Holido’s and don’ts

Do the holidays confuse you? Alarm you or make you nervous? Are you not sure whether to hate or embrace the red Starbucks cups, or to hate those who complain about them? Do you wish you knew how to love peppermint lattes and ugly Christmas sweaters?

If so, this list is for you, my wayward son.

DO: Rock that ugly sweater like you’re Michael Jackson in the “Thriller” video. The moms of the world may have caught on that ugly Christmas sweaters are cool now, but don’t let that slow you down. They’re still cool and you know it.

DON’T: Post on Facebook about your ugly Christmas-sweater party like it’s a brand-new phenomenon that you’re sure nobody’s ever heard about before. We’ve all been to an ugly Christmas-sweater party, MOM. This is nothing new, AUNT BECKY.

DON’T: Spend a ridiculous amount of money on a white-elephant gift. You’re doing nothing but making everybody else feel crazy uncomfortable, waving all that cash around like it’s nothing.

DO: Drink nothing but boozy eggnog, cinnamon dolce lattes and peppermint everything while you can still get it. Seriously, don’t pretend like that shit isn’t delicious. You know it is, and you only look like a fool when you pretend your taste buds are too refined for them. And speaking of cinnamon dolce…

DON’T: Ever, ever, ever complain about the red Starbucks cups.

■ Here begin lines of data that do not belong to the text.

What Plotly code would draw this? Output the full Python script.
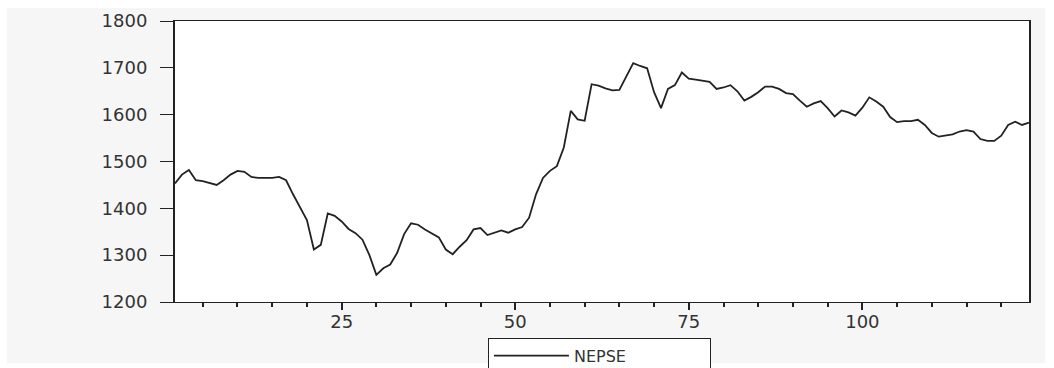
import plotly.graph_objects as go

# NEPSE index, observations 1..124
obs = list(range(1, 125))
nepse = [
    1453, 1472, 1482, 1460, 1458, 1454, 1450, 1460, 1472, 1480,
    1478, 1467, 1465, 1465, 1465, 1467, 1460, 1430, 1404, 1375,
    1312, 1322, 1389, 1384, 1372, 1356, 1347, 1333, 1300, 1258,
    1272, 1280, 1305, 1345, 1368, 1365, 1355, 1346, 1338, 1312,
    1302, 1318, 1332, 1355, 1358, 1343, 1348, 1353, 1348, 1355,
    1360, 1380, 1430, 1465, 1480, 1490, 1530, 1608, 1590, 1587,
    1665, 1662, 1656, 1652, 1653, 1680, 1710, 1704, 1699, 1648,
    1614, 1655, 1663, 1690, 1677, 1675, 1673, 1670, 1655, 1658,
    1663, 1650, 1630, 1638, 1648, 1660, 1660, 1655, 1646, 1644,
    1630, 1617, 1624, 1629, 1614, 1596, 1609, 1605, 1598, 1615,
    1637, 1628, 1617, 1595, 1584, 1586, 1586, 1589, 1578, 1561,
    1553, 1555, 1558, 1564, 1567, 1564, 1548, 1544, 1544, 1555,
    1578, 1585, 1578, 1583,
]

x_ticks = [25, 50, 75, 100]
y_ticks = [1200, 1300, 1400, 1500, 1600, 1700, 1800]

FONT = "DejaVu Sans"
INK = "#222222"

fig = go.Figure()
fig.add_trace(go.Scatter(
    x=obs, y=nepse, mode="lines", name="NEPSE",
    line=dict(color=INK, width=1.8),
))

fig.update_layout(
    width=1054, height=368,
    margin=dict(l=175, r=25, t=21, b=66, autoexpand=False),
    paper_bgcolor="white",
    plot_bgcolor="white",
    font=dict(family=FONT, size=18, color="#333333"),
    showlegend=True,
    legend=dict(
        orientation="h", x=0.497, xanchor="center", y=-0.127, yanchor="top",
        bgcolor="white", bordercolor=INK, borderwidth=1,
        font=dict(family=FONT, size=16, color="#333333"),
        itemwidth=75, entrywidth=131,
    ),
    shapes=[
        # light grey frame around the chart
        dict(type="rect", xref="paper", yref="paper", layer="below",
             x0=-0.197, x1=1.019, y0=-0.217, y1=1.046,
             fillcolor="#f6f6f6", line=dict(width=0)),
        # white plotting area
        dict(type="rect", xref="paper", yref="paper", layer="below",
             x0=0, x1=1, y0=0, y1=1,
             fillcolor="white", line=dict(width=0)),
    ],
)

fig.update_xaxes(
    range=[1, 124], tickvals=x_ticks, ticktext=[str(v) for v in x_ticks],
    ticks="outside", ticklen=7, tickwidth=2, tickcolor=INK,
    minor=dict(dtick=5, tick0=0, ticks="outside", ticklen=4, tickwidth=2,
               tickcolor=INK, showgrid=False),
    showline=True, linecolor=INK, linewidth=1, mirror=True,
    showgrid=False, zeroline=False, ticklabelstandoff=-4,
)
fig.update_yaxes(
    range=[1200, 1800], tickvals=y_ticks, ticktext=[str(v) for v in y_ticks],
    ticks="outside", ticklen=13, tickwidth=1, tickcolor=INK,
    showline=True, linecolor=INK, linewidth=2, mirror=True,
    showgrid=False, zeroline=False, ticklabelstandoff=9,
)

fig.write_html("out.html")
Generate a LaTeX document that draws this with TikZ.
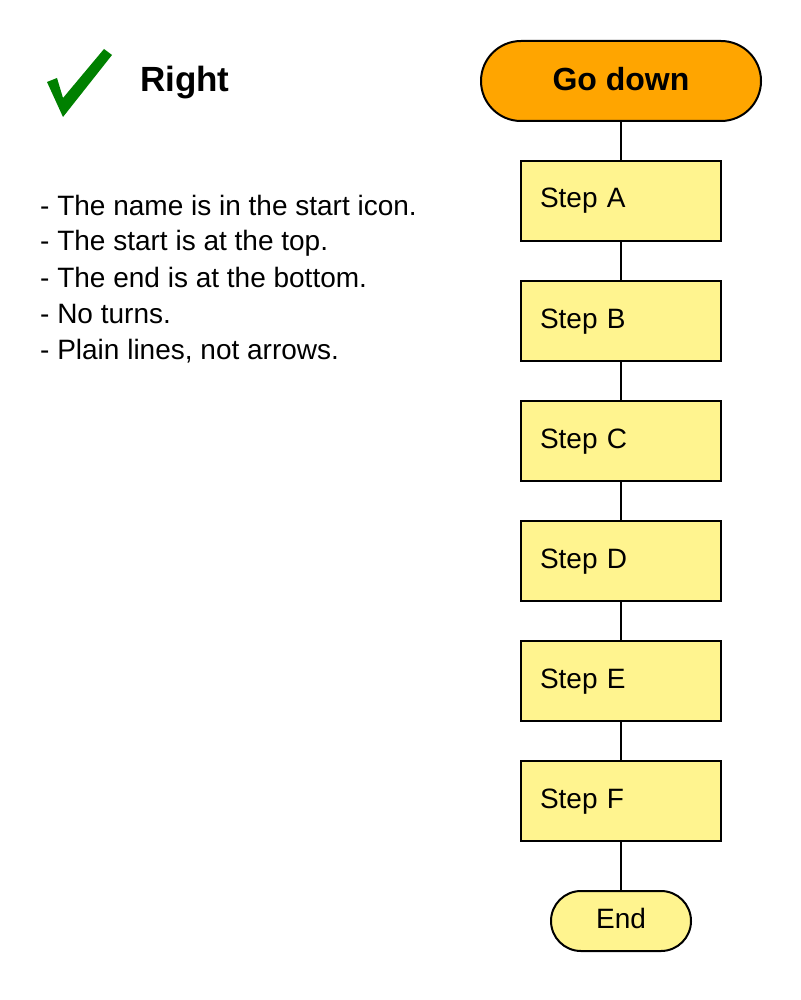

I swear, if I hear one more peep about those goddamn cups, I will absolutely unfriend you from Facebook and pretend like I don’t know you when I see you walking down the street.

DO: Pretend like you’re actually excited to see your grandmother on Christmas, even though she chain smokes and smells like diet coke and pats you on the butt EVERY. SINGLE. TIME. she sees you.

DO: Get thoroughly and completely schnockered on New Year’s. That’s the entire reason for the season, isn’t it?

DON’T: Drive drunk after you get thoroughly and completely schnockered on New Year’s. Uber, Lyft and various cabs are all over this city. You can also hop on a bus or the MAX. If you drive drunk, I will call your mom, and she’s going to be so disappointed in you and I know you don’t want that.

DO: Consider nontraditional holiday music. Mariah Carey’s 1994 hit Christmas album isn’t the only one out there, you know. I’m looking at you, Macy’s. There’s a lot of great holiday music out there to get your booty shakin’ and the party goin’. Mariah Carey can’t do that, can she? No, she can’t.

DON’T: Be that one friend who pretends to hate the holidays and bums everybody out. The holidays are fun and you know it.

DO: Call your parents, you self-absorbed assholes. Jesus, if you’re not going to fly across the country and visit them, the least you could do is call them on the phone. Your mom has so much love for you that she takes time out of her busy goddamn day to send you Facebook messages to check in with you. The least you could do is give her a goddamn call on Christmas morning.

DON’T: Be the hero and pretend like you can make all the turkey and ham and mashed potatoes and gravy and green beans and casserole and cranberries and apple pie and… Nobody is perfect. Nobody can reasonably do all of that on their own. Don’t pretend like you can. Divvy up the food preparations so you can actually breathe for one goddamn second.

If this list doesn’t help you, well, you’re on your own, pal.